TASK DIRECTIONS
Each line that contains the word "LaTeX" counts once; give the total for the records below and nothing else.

## begin DATASET RECORDS

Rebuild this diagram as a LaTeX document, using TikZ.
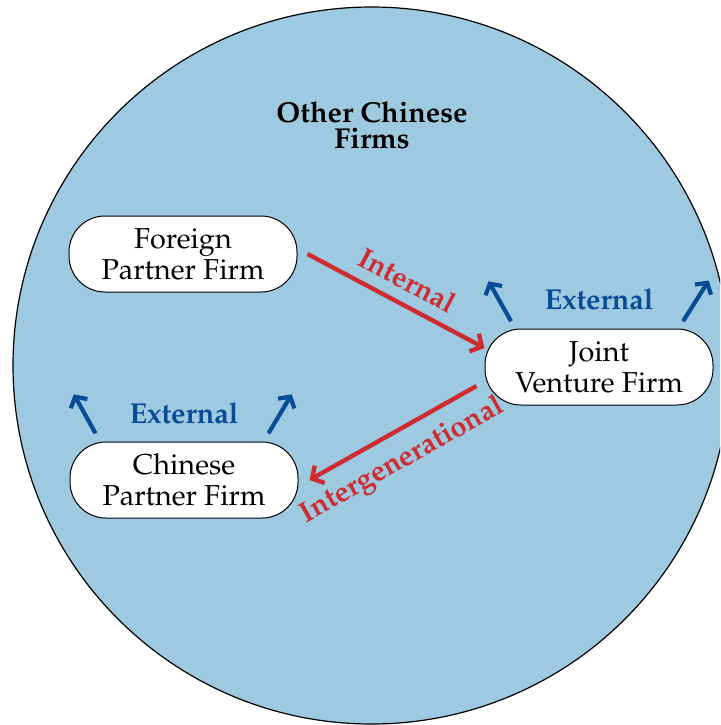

## end DATASET RECORDS
## begin DATASET RECORDS

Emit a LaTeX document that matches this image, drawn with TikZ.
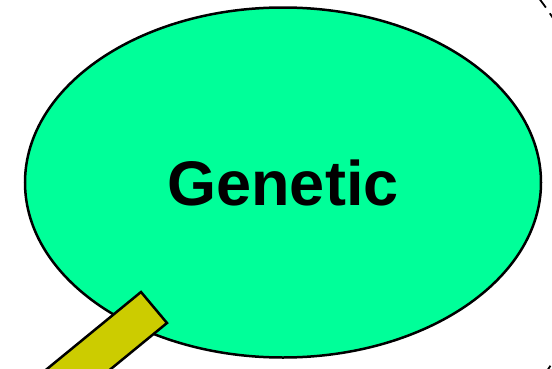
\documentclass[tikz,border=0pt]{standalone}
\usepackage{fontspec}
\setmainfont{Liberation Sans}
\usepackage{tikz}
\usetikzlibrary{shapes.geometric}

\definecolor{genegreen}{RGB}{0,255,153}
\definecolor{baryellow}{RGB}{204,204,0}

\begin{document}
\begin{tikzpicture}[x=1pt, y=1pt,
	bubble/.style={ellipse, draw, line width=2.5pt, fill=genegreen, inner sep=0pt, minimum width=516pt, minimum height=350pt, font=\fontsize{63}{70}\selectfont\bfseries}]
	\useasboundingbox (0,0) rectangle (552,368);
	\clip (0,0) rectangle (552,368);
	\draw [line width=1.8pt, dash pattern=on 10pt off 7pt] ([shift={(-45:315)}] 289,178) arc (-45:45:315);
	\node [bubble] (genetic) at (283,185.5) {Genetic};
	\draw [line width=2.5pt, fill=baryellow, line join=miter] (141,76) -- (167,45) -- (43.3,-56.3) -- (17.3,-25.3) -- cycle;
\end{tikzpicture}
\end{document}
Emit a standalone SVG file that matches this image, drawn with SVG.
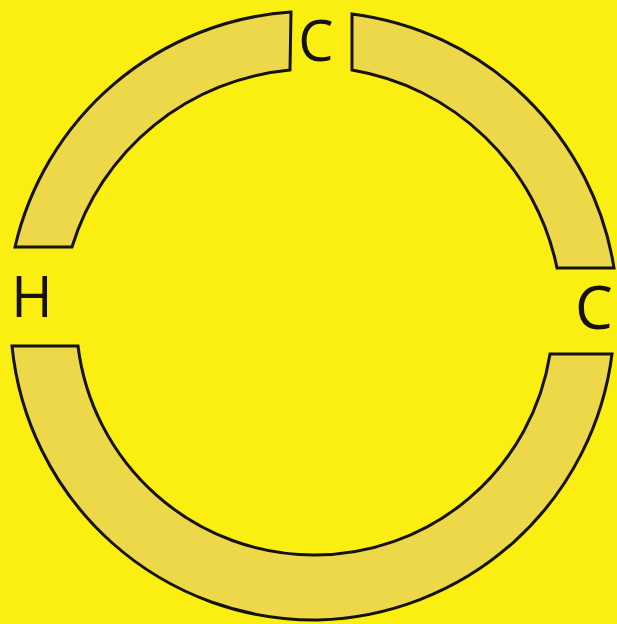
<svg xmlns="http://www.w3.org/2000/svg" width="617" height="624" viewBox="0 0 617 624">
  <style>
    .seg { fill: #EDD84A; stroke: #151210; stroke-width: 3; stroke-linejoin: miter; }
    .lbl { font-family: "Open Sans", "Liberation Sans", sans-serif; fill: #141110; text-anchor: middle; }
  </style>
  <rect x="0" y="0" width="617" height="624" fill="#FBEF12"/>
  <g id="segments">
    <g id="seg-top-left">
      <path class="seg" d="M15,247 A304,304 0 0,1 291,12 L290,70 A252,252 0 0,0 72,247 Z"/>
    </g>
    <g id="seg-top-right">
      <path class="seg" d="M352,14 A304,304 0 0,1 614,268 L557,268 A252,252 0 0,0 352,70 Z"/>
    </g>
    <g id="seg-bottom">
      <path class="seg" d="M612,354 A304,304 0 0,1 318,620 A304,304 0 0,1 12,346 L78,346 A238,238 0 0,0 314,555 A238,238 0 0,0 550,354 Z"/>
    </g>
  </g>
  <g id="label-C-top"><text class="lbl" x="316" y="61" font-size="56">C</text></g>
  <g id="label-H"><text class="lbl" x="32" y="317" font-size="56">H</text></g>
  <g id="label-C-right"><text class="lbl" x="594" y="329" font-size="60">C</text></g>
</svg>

## end DATASET RECORDS

WRITTEN ANSWER
2